V. De Wolf (MR) félicite le centre démocrate Humaniste
Le chef du groupe MR au parlement bruxellois, Vincent De Wolf, trouve que la décision du Centre démocrate humaniste d’exclure la députée bruxelloise Mahinur Ozdemir honore cette formation politique. « La décision prise, aujourd’hui, par le cdH honore cette formation politique. La reconnaissance du génocide de 1915 commis à l’égard des Arméniens, comme d’autres minorités ayant vécu sous l’Empire Ottoman, participe au devoir de mémoire qui incombe à tout démocrate. La négation de ce génocide est une insulte à la mémoire des victimes et une atteinte évidente aux valeurs humanistes que nous portons.

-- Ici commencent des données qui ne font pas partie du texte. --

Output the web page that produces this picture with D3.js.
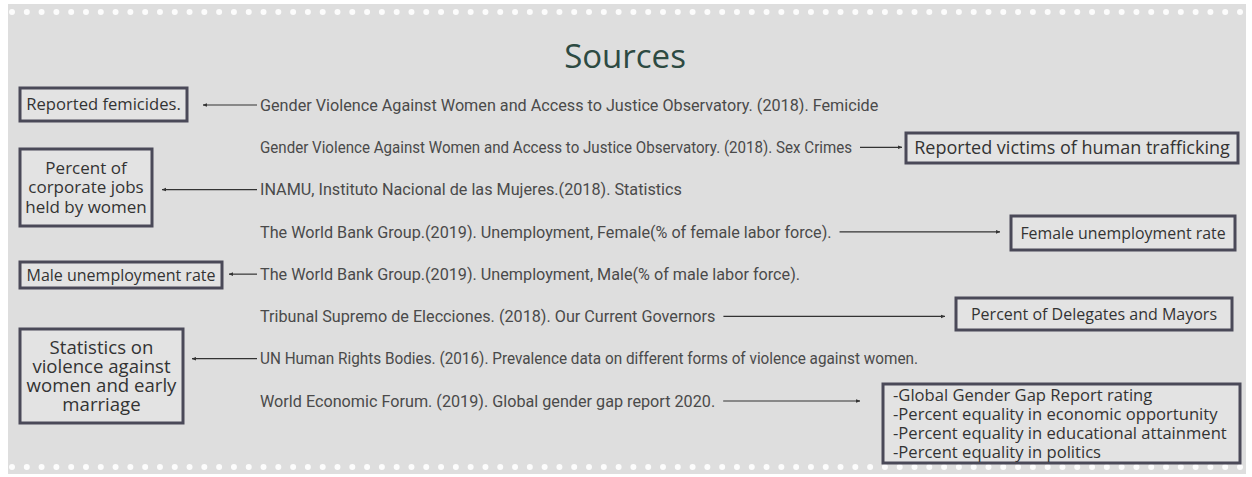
<!DOCTYPE html>
<html>
<head>
<meta charset="utf-8">
<script src="https://cdn.jsdelivr.net/npm/d3@7"></script>
<style>
  body { margin: 0; background: #ffffff; }
  .source { font-family: Roboto, sans-serif; font-size: 16.2px; fill: #4a4a4a; }
  .label { font-family: "Open Sans", Lato, sans-serif; fill: #333333; }
  .title { font-family: "Open Sans", Lato, sans-serif; font-size: 33px; fill: #2d4a42; }
</style>
</head>
<body>
<div id="viz"></div>
<script>
// frame size
const F_WIDTH = 1252;
const F_HEIGHT = 477;

// data: sources, what each one feeds, and which side the box sits on
const SOURCES = [
  "Gender Violence Against Women and Access to Justice Observatory. (2018). Femicide",
  "Gender Violence Against Women and Access to Justice Observatory. (2018). Sex Crimes",
  "INAMU, Instituto Nacional de las Mujeres.(2018). Statistics",
  "The World Bank Group.(2019). Unemployment, Female(% of female labor force).",
  "The World Bank Group.(2019). Unemployment, Male(% of male labor force).",
  "Tribunal Supremo de Elecciones. (2018). Our Current Governors",
  "UN Human Rights Bodies. (2016). Prevalence data on different forms of violence against women.",
  "World Economic Forum. (2019). Global gender gap report 2020."
];

const TARGETS = [
  ["Reported femicides."],
  ["Reported victims of human trafficking"],
  ["Percent of", "corporate jobs", "held by women"],
  ["Female unemployment rate"],
  ["Male unemployment rate"],
  ["Percent of Delegates and Mayors"],
  ["Statistics on", "violence against", "women and early", "marriage"],
  ["-Global Gender Gap Report rating",
   "-Percent equality in economic opportunity",
   "-Percent equality in educational attainment",
   "-Percent equality in politics"]
];

const SIDES = ["left", "right", "left", "right", "left", "right", "left", "right"];

// two source lines are squeezed narrower in the original
const SRC_SQUEEZE = [null, 592, null, null, null, null, 658, null];

// layout of the boxes (x, y, w, h, font size, line gap) and where each arrow tip stops
const BOXES = [
  {x: 20,  y: 88,  w: 167, h: 33, fs: 16.6, lh: 0,    tip: 203},
  {x: 906, y: 133, w: 332, h: 30, fs: 18,   lh: 0,    tip: 902},
  {x: 20,  y: 149, w: 132, h: 77, fs: 17,   lh: 19.5, tip: 162},
  {x: 1011, y: 216, w: 224, h: 34, fs: 15.9, lh: 0,   tip: 1000},
  {x: 20,  y: 262, w: 202, h: 26, fs: 16,   lh: 0,    tip: 229},
  {x: 956, y: 298, w: 276, h: 32, fs: 16,   lh: 0,    tip: 945},
  {x: 20,  y: 329, w: 163, h: 94, fs: 18.6, lh: 19.2, tip: 192},
  {x: 883, y: 384, w: 357, h: 79, fs: 16.6, lh: 19.2, tip: 860}
];

const TEXT_X = 260;

const FRAME = d3.select("#viz")
  .append("svg")
    .attr("width", F_WIDTH)
    .attr("height", F_HEIGHT);

// arrowhead
FRAME.append("defs").append("marker")
    .attr("id", "head")
    .attr("viewBox", "0 0 10 10")
    .attr("refX", 9).attr("refY", 5)
    .attr("markerWidth", 4).attr("markerHeight", 4)
    .attr("orient", "auto")
  .append("path")
    .attr("d", "M0,1 L10,5 L0,9 Z")
    .attr("fill", "#333");

// grey card
FRAME.append("rect")
    .attr("x", 8).attr("y", 4)
    .attr("width", 1238).attr("height", 470)
    .attr("fill", "#dedede");

// dotted edges
const DOT_X = d3.scaleLinear().domain([0, 83]).range([12, 1240]);
[12, 467].forEach(cy => {
  FRAME.selectAll(null)
    .data(d3.range(84))
    .enter()
    .append("circle")
      .attr("cx", d => DOT_X(d))
      .attr("cy", cy)
      .attr("r", 3)
      .attr("fill", "#ffffff")
      .attr("opacity", 0.9);
});

FRAME.append("text")
    .attr("class", "title")
    .attr("x", 625).attr("y", 68)
    .attr("text-anchor", "middle")
    .text("Sources");

const Y_SCALE = d3.scalePoint()
    .domain(d3.range(SOURCES.length))
    .range([105, 401]);

// source lines
const srcText = FRAME.selectAll(".source")
  .data(SOURCES)
  .enter()
  .append("text")
    .attr("class", "source")
    .attr("x", TEXT_X)
    .attr("y", (d, i) => Y_SCALE(i))
    .attr("dy", "0.35em")
    .text(d => d);

srcText.filter((d, i) => SRC_SQUEEZE[i])
    .attr("textLength", (d, i, n) => SRC_SQUEEZE[SOURCES.indexOf(d)])
    .attr("lengthAdjust", "spacingAndGlyphs");

// arrows
srcText.each(function(d, i) {
  const y = Y_SCALE(i);
  const end = TEXT_X + (SRC_SQUEEZE[i] || this.getComputedTextLength());
  const x1 = SIDES[i] === "left" ? TEXT_X - 3 : end + 8;
  FRAME.append("line")
      .attr("x1", x1).attr("y1", y)
      .attr("x2", BOXES[i].tip).attr("y2", y)
      .attr("stroke", "#333")
      .attr("stroke-width", 1.2)
      .attr("marker-end", "url(#head)");
});

// target boxes
const box = FRAME.selectAll(".box")
  .data(TARGETS)
  .enter()
  .append("g")
    .attr("class", "box");

box.append("rect")
    .attr("x", (d, i) => BOXES[i].x)
    .attr("y", (d, i) => BOXES[i].y)
    .attr("width", (d, i) => BOXES[i].w)
    .attr("height", (d, i) => BOXES[i].h)
    .attr("fill", "#e3e3e3")
    .attr("stroke", "#4a4958")
    .attr("stroke-width", 3);

// one text per box, lines as tspans
box.each(function(lines, i) {
  const b = BOXES[i];
  const multiLeft = i === 7;
  const tx = multiLeft ? b.x + 10 : b.x + b.w / 2;
  const y0 = b.y + b.h / 2 - (lines.length - 1) * b.lh / 2;
  const t = d3.select(this).append("text")
      .attr("class", "label")
      .style("font-size", b.fs + "px")
      .attr("text-anchor", multiLeft ? "start" : "middle");
  t.selectAll("tspan")
    .data(lines)
    .enter()
    .append("tspan")
      .attr("x", tx)
      .attr("y", (d, j) => y0 + j * b.lh)
      .attr("dy", "0.35em")
      .text(d => d);
});
</script>
</body>
</html>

Nulle formation politique ne peut tolérer en son sein la négation ou le silence honteux à l’égard de ces crimes », a commenté Vincent De Wolf dans un communiqué.
Cela cristallisera le débat autour du génocide sans le faire progresser (Ecolo)
L’actuelle cheffe de file molenbeekoise d’Ecolo et ex-co-présidente des Verts francophones, Sarah Turine, a, elle, estimé que l’exclusion de la députée Mahinur Ozdemir des rangs du cdH dans un pays qui n’a pas reconnu officiellement le génocide arménien cristallisera encore davantage le débat sur cette question. « Même si je suis fort demandeuse de la reconnaissance du génocide arménien par l’Etat belge et… par la Turquie, je trouve scandaleux la façon dont on a mis la pression sur les élus belges d’origine turque alors que notre pays n’est même pas foutu de le reconnaître ce génocide », a-t-elle posté sur son compte Facebook. « Et quoi? on lave la bonne conscience de qui? de quoi? Cela ne va que cristalliser encore plus le débat, empêcher tout dialogue. Et sans dialogue et compréhension des raisons qui poussent une partie importante des citoyens turcs et des citoyens belgo-turcs à refuser cette reconnaissance, il ne sera jamais reconnu. Sans soutien au dialogue entre l’Arménie et la Turquie sur ce sujet extrêmement sensible, la réconciliation avec l’Histoire ne sera jamais possible », a jugé Sarah Turine.